ELEMENTS IN INDIAN PHILOSOPHY
The orthodox schools of Indian Philosophy recognised Kṣiti, Ap, Tejas, Marut and Ākāśa, genrally translated as earth, water, fire, air and ether as five Bhuta's or ultimate elements. The Buddhists denied the reality of Ākāśa. We have already seen how according to the Buddhists, Ākāśa was simply the absence of Avaraṇa or resistance and no positive substance. The Jainas are opposed to this view of the Buddhists and contend that Akāśa is a substance. But although the Jaina's maintain that Ākāśa is a substance, they are opposed to the view of the Vedic school that Akāśa is a form of matter. The four material Bhuta's, admitted by the Çārvākas and the Buddhists are thus Kṣiti, Ap, Tejas and Marut. The Jainas call them Dhatus and look upon them as modifications of Pudgala and not as ultimate matterstuff.

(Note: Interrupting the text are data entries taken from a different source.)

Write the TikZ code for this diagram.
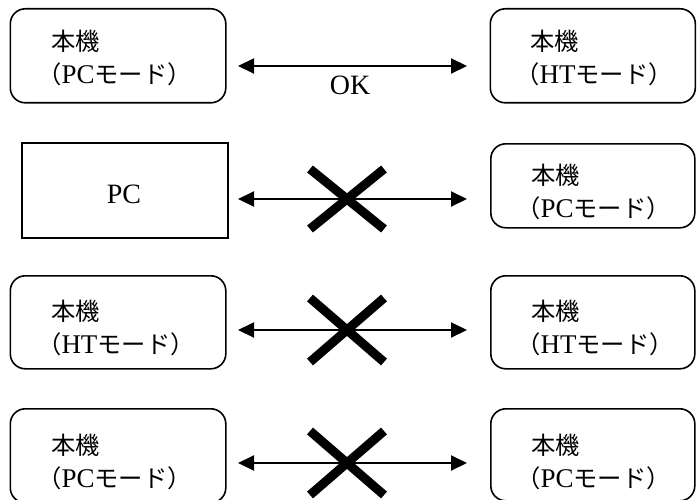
\documentclass[tikz,border=0pt]{standalone}
\usepackage{fontspec}
\setmainfont{Liberation Serif}
\newfontfamily\cjk{Noto Sans CJK JP}[Scale=0.9]
\usetikzlibrary{arrows.meta}
\begin{document}
\begin{tikzpicture}[x=1pt,y=-1pt,
  rbox/.style={draw, line width=1.6pt, rounded corners=15pt, inner sep=0pt, anchor=north west},
  sbox/.style={draw, line width=1.6pt, inner sep=0pt, anchor=north west},
  lbl/.style={anchor=base west, inner sep=0pt, font=\fontsize{27}{30}\selectfont},
  arr/.style={line width=2pt, {Triangle[length=16pt,width=15pt]}-{Triangle[length=16pt,width=15pt]}},
  xmark/.style={line width=9pt, line cap=butt}]
\useasboundingbox (0,0) rectangle (698,500);
% row 1
\node[rbox, minimum width=215.5pt, minimum height=94pt] (L1) at (9.5,8) {};
\node[rbox, minimum width=205pt, minimum height=94pt] (R1) at (489.5,8) {};
\node[lbl] (L1a) at (51,51) {\cjk 本機};
\node[lbl] (L1b) at (37,84) {{\cjk （}PC{\cjk モード）}};
\node[lbl] (R1a) at (530,51) {\cjk 本機};
\node[lbl] (R1b) at (515,84) {{\cjk （}HT{\cjk モード）}};
\coordinate (a1l) at (238,66);
\coordinate (a1r) at (467,66);
\draw[arr] (a1l) -- (a1r);
\node[font=\fontsize{28}{30}\selectfont, inner sep=0pt] (ok) at (350,85) {OK};
% row 2
\node[sbox, minimum width=206pt, minimum height=95pt] (L2) at (21,142) {};
\node[font=\fontsize{28}{30}\selectfont, inner sep=0pt] (pc) at (124,194) {PC};
\node[rbox, minimum width=204pt, minimum height=84pt] (R2) at (490,143) {};
\node[lbl] (R2a) at (531,184) {\cjk 本機};
\node[lbl] (R2b) at (516,217) {{\cjk （}PC{\cjk モード）}};
\coordinate (a2l) at (238,199);
\coordinate (a2r) at (467,199);
\draw[arr] (a2l) -- (a2r);
\coordinate (x2) at (347,199);
\draw[xmark, shift={(x2)}] (-37,-30) -- (37,30) (-37,30) -- (37,-30);
% row 3
\node[rbox, minimum width=215.5pt, minimum height=93pt] (L3) at (9.5,275) {};
\node[rbox, minimum width=204pt, minimum height=93pt] (R3) at (490,275) {};
\node[lbl] (L3a) at (51,320) {\cjk 本機};
\node[lbl] (L3b) at (37,353) {{\cjk （}HT{\cjk モード）}};
\node[lbl] (R3a) at (531,320) {\cjk 本機};
\node[lbl] (R3b) at (516,353) {{\cjk （}HT{\cjk モード）}};
\coordinate (a3l) at (238,330);
\coordinate (a3r) at (467,330);
\draw[arr] (a3l) -- (a3r);
\coordinate (x3) at (347,330);
\draw[xmark, shift={(x3)}] (-37,-32) -- (37,32) (-37,32) -- (37,-32);
% row 4
\node[rbox, minimum width=215.5pt, minimum height=94pt] (L4) at (9.5,408) {};
\node[rbox, minimum width=204pt, minimum height=92pt] (R4) at (490,408) {};
\node[lbl] (L4a) at (51,454) {\cjk 本機};
\node[lbl] (L4b) at (37,487) {{\cjk （}PC{\cjk モード）}};
\node[lbl] (R4a) at (531,454) {\cjk 本機};
\node[lbl] (R4b) at (516,487) {{\cjk （}PC{\cjk モード）}};
\coordinate (a4l) at (238,463);
\coordinate (a4r) at (467,463);
\draw[arr] (a4l) -- (a4r);
\coordinate (x4) at (347,463);
\draw[xmark, shift={(x4)}] (-37,-32) -- (37,32) (-37,32) -- (37,-32);
\end{tikzpicture}
\end{document}
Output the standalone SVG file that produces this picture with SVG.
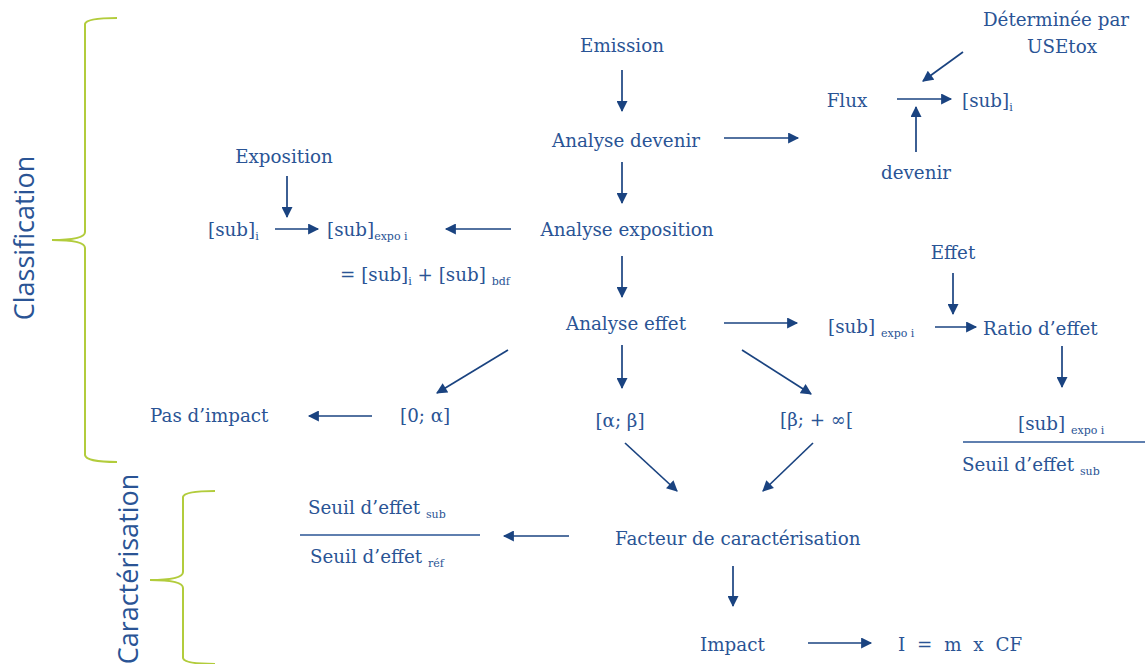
<svg xmlns="http://www.w3.org/2000/svg" width="1145" height="664" viewBox="0 0 1145 664">
<style>
text{font-family:"DejaVu Serif","Liberation Serif",serif;font-size:18.3px;fill:#2A5495}
.m{text-anchor:middle}
.s{font-size:11px}
.side{font-family:"Open Sans","DejaVu Sans",sans-serif;font-size:27px;fill:#2A5495;text-anchor:middle}
.c line{stroke:#1A4380;stroke-width:1.7;marker-end:url(#ah)}
.brace{fill:none;stroke:#B2CC3C;stroke-width:2}
.bar{stroke:#2A5495;stroke-width:1.4}
</style>
<defs>
<marker id="ah" viewBox="0 0 10 10" refX="9" refY="5" markerWidth="12" markerHeight="11" markerUnits="userSpaceOnUse" orient="auto">
<path d="M0,0 L10,5 L0,10 z" fill="#1A4380"/>
</marker>
</defs>
<rect width="1145" height="664" fill="#fff"/>
<g id="braces">
<path class="brace" d="M117,18 Q86,18 85,24 L85,232 Q85,240 52,240 Q85,240 85,248 L85,455 Q86,462 117,462"/>
<path class="brace" d="M215,491 Q184,491 183,497 L183,572 Q183,580 150,580 Q183,580 183,588 L183,658 Q184,664 215,664"/>
</g>
<g id="labels">
<text class="side" transform="translate(34,238) rotate(-90)">Classification</text>
<text class="side" transform="translate(138,569) rotate(-90)">Caractérisation</text>
</g>
<g class="c" id="connectors">
<line x1="622" y1="70" x2="622" y2="111"/>
<line x1="724" y1="138" x2="798" y2="138"/>
<line x1="897" y1="99" x2="951" y2="99"/>
<line x1="963" y1="52" x2="923" y2="81"/>
<line x1="916" y1="152" x2="916" y2="107"/>
<line x1="622" y1="162" x2="622" y2="203"/>
<line x1="511" y1="229" x2="446" y2="229"/>
<line x1="275" y1="229" x2="318" y2="229"/>
<line x1="287" y1="176" x2="287" y2="217"/>
<line x1="622" y1="256" x2="622" y2="297"/>
<line x1="724" y1="323" x2="797" y2="323"/>
<line x1="935" y1="327" x2="976" y2="327"/>
<line x1="953" y1="273" x2="953" y2="314"/>
<line x1="1062" y1="346" x2="1062" y2="387"/>
<line x1="508" y1="350" x2="437" y2="393"/>
<line x1="622" y1="345" x2="622" y2="388"/>
<line x1="742" y1="350" x2="811" y2="394"/>
<line x1="372" y1="416" x2="309" y2="416"/>
<line x1="625" y1="443" x2="677" y2="491"/>
<line x1="813" y1="443" x2="763" y2="491"/>
<line x1="569" y1="536" x2="504" y2="536"/>
<line x1="733" y1="566" x2="733" y2="606"/>
<line x1="808" y1="643" x2="871" y2="643"/>
</g>
<g id="emission"><text class="m" x="622" y="52">Emission</text></g>
<g id="analyse-devenir"><text class="m" x="626" y="147">Analyse devenir</text></g>
<g id="flux"><text class="m" x="847" y="107">Flux</text></g>
<g id="sub-i-top"><text x="962" y="107">[sub]<tspan class="s" dy="4">i</tspan></text></g>
<g id="determinee"><text class="m" x="1056" y="26">Déterminée par</text><text class="m" x="1062" y="53">USEtox</text></g>
<g id="devenir"><text class="m" x="916" y="179">devenir</text></g>
<g id="analyse-exposition"><text class="m" x="627" y="236">Analyse exposition</text></g>
<g id="exposition"><text class="m" x="284" y="163">Exposition</text></g>
<g id="sub-i-left"><text x="208" y="236">[sub]<tspan class="s" dy="4">i</tspan></text></g>
<g id="sub-expo"><text x="327" y="236">[sub]<tspan class="s" dy="4">expo i</tspan></text></g>
<g id="sum"><text x="340" y="281">= [sub]<tspan class="s" dy="4">i</tspan><tspan dy="-4"> + [sub] </tspan><tspan class="s" dy="4">bdf</tspan></text></g>
<g id="analyse-effet"><text class="m" x="626" y="330">Analyse effet</text></g>
<g id="sub-expo-2"><text x="828" y="333">[sub] <tspan class="s" dy="4">expo i</tspan></text></g>
<g id="effet"><text class="m" x="953" y="259">Effet</text></g>
<g id="ratio"><text x="983" y="335">Ratio d’effet</text></g>
<g id="frac-right">
<text x="1018" y="430">[sub] <tspan class="s" dy="4">expo i</tspan></text>
<line class="bar" x1="963" y1="442" x2="1145" y2="442"/>
<text x="962" y="471">Seuil d’effet <tspan class="s" dy="4">sub</tspan></text>
</g>
<g id="pas-impact"><text x="150" y="422">Pas d’impact</text></g>
<g id="r1"><text x="400" y="422">[0; α]</text></g>
<g id="r2"><text class="m" x="620" y="427">[α; β]</text></g>
<g id="r3"><text x="780" y="426">[β; + ∞[</text></g>
<g id="facteur"><text x="615" y="545">Facteur de caractérisation</text></g>
<g id="frac-left">
<text x="308" y="514">Seuil d’effet <tspan class="s" dy="4">sub</tspan></text>
<line class="bar" x1="300" y1="535" x2="480" y2="535"/>
<text x="310" y="563">Seuil d’effet <tspan class="s" dy="4">réf</tspan></text>
</g>
<g id="impact"><text x="700" y="651">Impact</text></g>
<g id="formula"><text x="898" y="651" style="word-spacing:6px">I = m x CF</text></g>
</svg>
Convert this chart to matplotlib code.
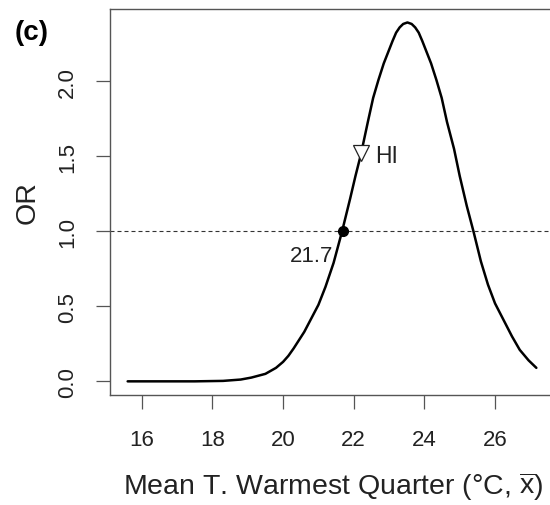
import matplotlib
matplotlib.use("Agg")
import matplotlib.pyplot as plt

plt.rcParams['font.family'] = ['Liberation Sans', 'DejaVu Sans']
plt.rcParams['mathtext.fontset'] = 'custom'
plt.rcParams['mathtext.rm'] = 'Liberation Sans'

# --- data ---
temp = [15.6, 16.5, 17.5, 18.3, 18.8, 19.1, 19.5, 19.8, 20.0, 20.15, 20.3,
        20.6, 20.8, 21.0, 21.2, 21.43, 21.67, 21.9, 22.05, 22.2, 22.4,
        22.55, 22.7, 22.85, 23.0, 23.1, 23.2, 23.3, 23.4, 23.52, 23.64,
        23.74, 23.84, 23.94, 24.04, 24.19, 24.34, 24.49, 24.64, 24.84,
        25.0, 25.2, 25.39, 25.6, 25.8, 26.0, 26.24, 26.48, 26.7, 26.95, 27.17]
odds = [0.0, 0.0, 0.0, 0.003, 0.012, 0.025, 0.05, 0.09, 0.13, 0.17, 0.22,
        0.33, 0.42, 0.51, 0.63, 0.79, 1.0, 1.22, 1.37, 1.51, 1.73,
        1.89, 2.01, 2.12, 2.21, 2.27, 2.325, 2.36, 2.383, 2.393, 2.383,
        2.36, 2.325, 2.27, 2.21, 2.12, 2.01, 1.89, 1.73, 1.55,
        1.37, 1.17, 1.0, 0.80, 0.645, 0.52, 0.41, 0.30, 0.21, 0.14, 0.09]

thresh_x = 21.7
thresh_y = 1.0
hi_x = 22.2
hi_y = 1.52
xticks = [16, 18, 20, 22, 24, 26]
yticks = [0.0, 0.5, 1.0, 1.5, 2.0]

fig = plt.figure(figsize=(5.5, 5.06), dpi=100)
ax = fig.add_axes([0.2, 0.218, 0.806, 0.762])

ax.plot(temp, odds, color='black', lw=1.8, solid_capstyle='round', solid_joinstyle='round')
ax.axhline(1.0, color='#333333', lw=0.8, linestyle=(0, (3.6, 2.7)))
ax.plot([thresh_x], [thresh_y], 'o', color='black', markersize=7)
ax.plot([hi_x], [hi_y], 'v', markerfacecolor='white', markeredgecolor='#222222',
        markersize=11, markeredgewidth=0.9)
# labels placed by baseline
ax.text(22.61, 1.46, 'HI', fontsize=16.5, va='baseline', ha='left', color='#222222')
ax.text(21.42, 0.804, '21.7', fontsize=16, va='baseline', ha='right', color='#222222')

ax.set_xlim(15.10, 27.65)
ax.set_ylim(-0.089, 2.482)
ax.set_xticks(xticks)
ax.set_xticklabels([str(t) for t in xticks])
ax.set_yticks(yticks)
ax.set_yticklabels(['%.1f' % t for t in yticks], rotation=90, va='center')

for s in ax.spines.values():
    s.set_color('#555555')
    s.set_linewidth(1.0)

ax.tick_params(axis='both', direction='out', length=10, width=0.9, colors='#555555',
               labelcolor='#222222', labelsize=16)
ax.tick_params(axis='y', pad=13)
ax.tick_params(axis='x', pad=15)

fig.text(333 / 550, 1 - 486.7 / 506, r'Mean T. Warmest Quarter (°C, $\overline{\mathrm{x}}$)',
         fontsize=20.5, ha='center', va='center', color='#222222')
fig.text(28 / 550, 1 - 203 / 506, 'OR', fontsize=20.5, rotation=90, ha='center',
         va='center', color='#222222')
fig.text(32 / 550, 1 - 33 / 506, '(c)', fontsize=20, fontweight='bold', ha='center',
         va='center', color='black')

fig.savefig('out.png', dpi=100)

It is needless to state that modern researches have established that the so-called elements, recognised by the ancients are really compounds and that there are about 64 elementary or simple substances which cannot be further separated into simpler elements. There is no gainsaying the fact that if the ancients meant that earth, water, air, etc. were ultimately simple substances which composed the gross bodies of our experience, then their doctrine of elements must be condemned as wrong. The question is whether the Indian doctrine of the Bhuta's must share the same fate.
INDIAN ELEMENTS AND GREEK ELEMENTS
We venture to think, however, that the Indian approach to the problem of the composition of things is not exactly the same as that of the ancient Greeks and other non-Indian thinkers, ancient or modern and as such, the Indian doctrine of the Bhuta's need not be identified with that of the elements.